Stop Feeling Guilty! Why Getting a Tax Refund Isn’t Such a Bad Idea

tax refund checkI love getting a refund check from the tax man during tax season! Of course, whenever I say that, I almost always get chastised by somebody who tells me I’m crazy for feeling that way.

Indeed, most income tax experts advise us to take advantage of a tax-planning strategy that provides more take-home pay over the course of a year as opposed to a big refund once a year. The conventional wisdom is that it’s better to increase your federal income tax withholding exemptions, which then results in higher take-home pay, which can then be invested in an interest-bearing savings account.

The fact is, most of us don’t get that much dough back from Uncle Sam to make a difference. For this reason I prefer to get a tax refund at the end of the year. If you carry no credit card debt and have your bills under control, then you may want to consider getting a refund too.

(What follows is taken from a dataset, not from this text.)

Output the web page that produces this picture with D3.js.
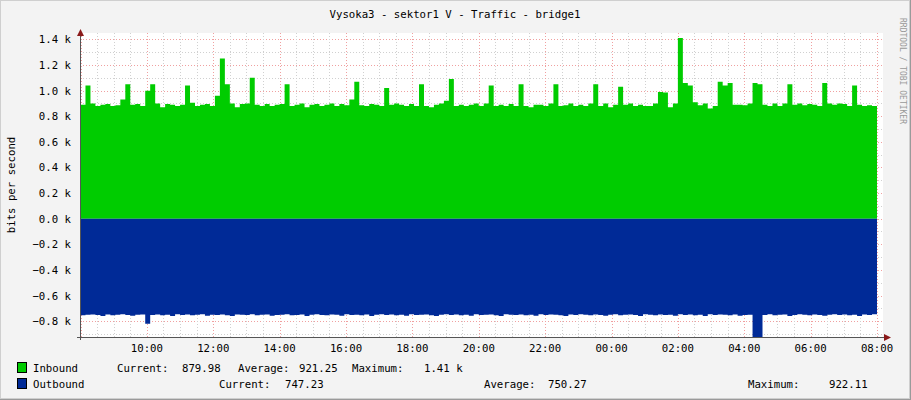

How much extra cash do you stand to lose each year by letting the tax man hold it?

Well, in 2014 the average US federal tax refund was about $2,831. With that in mind, let’s assume you adjust your withholding allowance on your W-4 form to avoid a refund. If you placed that $2,831 into a one-year CD — where rates currently average about 1.1% — your cash would earn $31. Big deal. In essence, that $31 represents the opportunity cost of having a forced savings account.

Here’s the rub with CDs: The additional income you receive by increasing your exemptions is spread out incrementally across the entire 52 weeks. So most people put that cash into a traditional savings account paying a much lower interest rate instead. How much lower? Well, if you’re not a careful shopper, today you can easily find banks offering just 0.01% interest! Over the course of the year, that would return … 28 cents. I know.

The funny thing is there are countless banks and credit unions that still use the ubiquitous catch phrase “Watch your savings grow!” Frankly, an acorn transforms itself into a mighty oak in far less time. In fact, with the paltry rates banks are offering today, savers have to live to the ripe old age of 10,000 before they’ll see any results. But I digress.

Claiming fewer tax withholding exemptions is a great way for many people, especially those that are undisciplined, to maintain a forced savings account. It also offers a guaranteed windfall each spring that can be used to pay for big-ticket items or help meet long-term household financial strategic planning goals.

True, if you have high-interest credit card card debt, are having trouble paying your monthly bills, or expect an extremely large tax refund, then by all means increase your withholding exemptions so you can take advantage of the extra cash all year long.

Otherwise, there’s really no significant advantage either way. That is, unless inflation comes roaring back with a vengeance. Or you plan on living a long, long, long time.

Photo Credit: frankieleon


  1. 1

    Jacob Stewart says

    You will do much better to have some discipline save throughout the year and invest in something other than a cd. Invest in something like a mutual fund or individual stock.

    • 2

      Len Penzo says

      To each his own, Jacob. The fact is, a lot of people don’t want the risk or don’t want to do the research that’s necessary to invest in stocks — especially in today’s over-priced markets.

  2. 3


    Claiming more exemptions to have a higher net now is great in theory, but how many people actually invest that income? The fact is that the regular Joe isn’t going to do it, therefore it’s better to have Uncle Sam hold it for you — that is, as long as you don’t blow your tax refund every year on large purchases.

    • 4

      Len Penzo says

      I agree, Ben. I think most people either tuck their refunds into their savings account or, more likely, spend it.

  3. 5


    I am with you, I like my refund and I don’t care what anybody says. I usually take my refund and invest it anyways, but I don’t have to worry about having to owe money at the end of the year… even if it costs me a few dollars in interest.

    • 6

      Len Penzo says

      Rather than invest it, the Honeybee and I usually spend ours on something — either to help pay for an upcoming vacation, or some big-ticket item we’ve had our eye on.